### Given exercise
Write the lines out again, from the top of the material to the line containing "6.67, 14.54, 15.7];", pictures excluded.

• • • • •

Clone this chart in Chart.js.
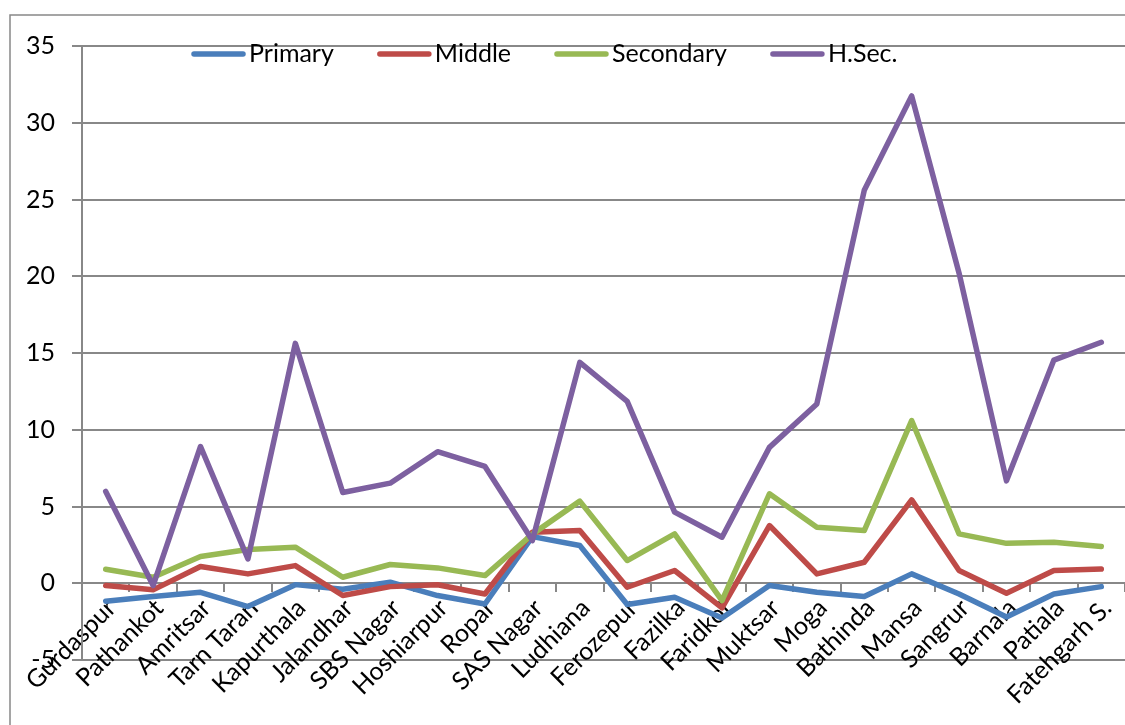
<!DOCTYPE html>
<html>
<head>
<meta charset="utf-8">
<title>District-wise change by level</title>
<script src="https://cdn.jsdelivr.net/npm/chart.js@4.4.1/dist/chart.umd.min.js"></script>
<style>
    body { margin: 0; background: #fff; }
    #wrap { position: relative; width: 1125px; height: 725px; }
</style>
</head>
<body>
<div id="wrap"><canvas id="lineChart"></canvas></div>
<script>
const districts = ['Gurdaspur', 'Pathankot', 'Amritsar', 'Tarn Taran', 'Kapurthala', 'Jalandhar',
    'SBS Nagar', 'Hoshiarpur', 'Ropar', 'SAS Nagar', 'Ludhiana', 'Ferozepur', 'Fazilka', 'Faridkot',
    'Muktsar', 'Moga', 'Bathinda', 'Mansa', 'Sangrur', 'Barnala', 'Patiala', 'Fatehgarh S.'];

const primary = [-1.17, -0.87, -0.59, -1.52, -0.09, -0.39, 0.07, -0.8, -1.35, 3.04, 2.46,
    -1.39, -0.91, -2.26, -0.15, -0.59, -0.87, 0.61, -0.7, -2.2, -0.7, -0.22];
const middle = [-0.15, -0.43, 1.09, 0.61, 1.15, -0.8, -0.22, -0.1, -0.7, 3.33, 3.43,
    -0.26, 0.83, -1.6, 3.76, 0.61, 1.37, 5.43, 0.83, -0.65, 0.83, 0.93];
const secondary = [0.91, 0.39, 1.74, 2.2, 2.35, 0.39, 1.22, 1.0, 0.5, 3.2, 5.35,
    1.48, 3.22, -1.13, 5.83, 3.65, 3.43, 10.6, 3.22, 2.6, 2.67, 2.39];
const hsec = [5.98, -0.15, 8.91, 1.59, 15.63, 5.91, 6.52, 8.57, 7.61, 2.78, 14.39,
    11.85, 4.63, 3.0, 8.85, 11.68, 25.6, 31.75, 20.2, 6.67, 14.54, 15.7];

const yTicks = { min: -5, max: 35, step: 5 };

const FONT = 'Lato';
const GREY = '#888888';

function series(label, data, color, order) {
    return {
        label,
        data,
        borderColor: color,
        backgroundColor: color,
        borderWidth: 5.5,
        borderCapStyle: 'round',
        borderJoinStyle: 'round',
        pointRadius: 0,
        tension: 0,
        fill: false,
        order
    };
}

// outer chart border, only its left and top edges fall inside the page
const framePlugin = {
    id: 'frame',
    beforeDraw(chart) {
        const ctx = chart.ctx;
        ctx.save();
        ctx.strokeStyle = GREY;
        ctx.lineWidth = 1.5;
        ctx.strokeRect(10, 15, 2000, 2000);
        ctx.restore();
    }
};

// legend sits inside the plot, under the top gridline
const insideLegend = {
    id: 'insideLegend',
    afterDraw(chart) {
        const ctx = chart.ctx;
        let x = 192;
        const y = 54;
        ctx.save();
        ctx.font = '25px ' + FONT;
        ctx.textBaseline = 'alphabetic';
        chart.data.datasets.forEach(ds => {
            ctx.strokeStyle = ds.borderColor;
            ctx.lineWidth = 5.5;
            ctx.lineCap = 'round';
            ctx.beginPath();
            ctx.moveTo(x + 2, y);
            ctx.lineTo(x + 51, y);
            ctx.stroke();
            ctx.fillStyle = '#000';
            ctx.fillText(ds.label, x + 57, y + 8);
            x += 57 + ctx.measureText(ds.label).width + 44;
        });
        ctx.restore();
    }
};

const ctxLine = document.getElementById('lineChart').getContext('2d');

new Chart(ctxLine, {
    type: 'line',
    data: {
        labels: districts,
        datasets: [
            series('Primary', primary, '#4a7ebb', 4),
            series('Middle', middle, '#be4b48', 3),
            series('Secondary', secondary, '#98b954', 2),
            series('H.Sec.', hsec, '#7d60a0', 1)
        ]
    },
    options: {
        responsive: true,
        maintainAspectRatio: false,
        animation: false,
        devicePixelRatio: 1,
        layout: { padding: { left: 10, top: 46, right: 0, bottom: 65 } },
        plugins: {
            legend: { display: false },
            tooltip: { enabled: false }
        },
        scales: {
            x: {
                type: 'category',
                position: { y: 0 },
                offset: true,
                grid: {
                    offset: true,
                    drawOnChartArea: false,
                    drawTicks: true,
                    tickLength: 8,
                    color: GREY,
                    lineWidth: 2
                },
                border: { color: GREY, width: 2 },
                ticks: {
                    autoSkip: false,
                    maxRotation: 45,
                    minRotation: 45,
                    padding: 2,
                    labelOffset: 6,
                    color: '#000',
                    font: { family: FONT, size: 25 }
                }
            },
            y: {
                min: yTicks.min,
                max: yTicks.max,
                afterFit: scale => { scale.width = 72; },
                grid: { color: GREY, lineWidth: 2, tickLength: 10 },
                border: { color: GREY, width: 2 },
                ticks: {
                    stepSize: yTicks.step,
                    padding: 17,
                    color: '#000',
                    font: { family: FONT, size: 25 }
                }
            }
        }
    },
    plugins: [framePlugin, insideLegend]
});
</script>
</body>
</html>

• • • • •

### Answer to the task
Clone this chart in Chart.js.
<!DOCTYPE html>
<html>
<head>
<meta charset="utf-8">
<title>District-wise change by level</title>
<script src="https://cdn.jsdelivr.net/npm/chart.js@4.4.1/dist/chart.umd.min.js"></script>
<style>
    body { margin: 0; background: #fff; }
    #wrap { position: relative; width: 1125px; height: 725px; }
</style>
</head>
<body>
<div id="wrap"><canvas id="lineChart"></canvas></div>
<script>
const districts = ['Gurdaspur', 'Pathankot', 'Amritsar', 'Tarn Taran', 'Kapurthala', 'Jalandhar',
    'SBS Nagar', 'Hoshiarpur', 'Ropar', 'SAS Nagar', 'Ludhiana', 'Ferozepur', 'Fazilka', 'Faridkot',
    'Muktsar', 'Moga', 'Bathinda', 'Mansa', 'Sangrur', 'Barnala', 'Patiala', 'Fatehgarh S.'];

const primary = [-1.17, -0.87, -0.59, -1.52, -0.09, -0.39, 0.07, -0.8, -1.35, 3.04, 2.46,
    -1.39, -0.91, -2.26, -0.15, -0.59, -0.87, 0.61, -0.7, -2.2, -0.7, -0.22];
const middle = [-0.15, -0.43, 1.09, 0.61, 1.15, -0.8, -0.22, -0.1, -0.7, 3.33, 3.43,
    -0.26, 0.83, -1.6, 3.76, 0.61, 1.37, 5.43, 0.83, -0.65, 0.83, 0.93];
const secondary = [0.91, 0.39, 1.74, 2.2, 2.35, 0.39, 1.22, 1.0, 0.5, 3.2, 5.35,
    1.48, 3.22, -1.13, 5.83, 3.65, 3.43, 10.6, 3.22, 2.6, 2.67, 2.39];
const hsec = [5.98, -0.15, 8.91, 1.59, 15.63, 5.91, 6.52, 8.57, 7.61, 2.78, 14.39,
    11.85, 4.63, 3.0, 8.85, 11.68, 25.6, 31.75, 20.2, 6.67, 14.54, 15.7];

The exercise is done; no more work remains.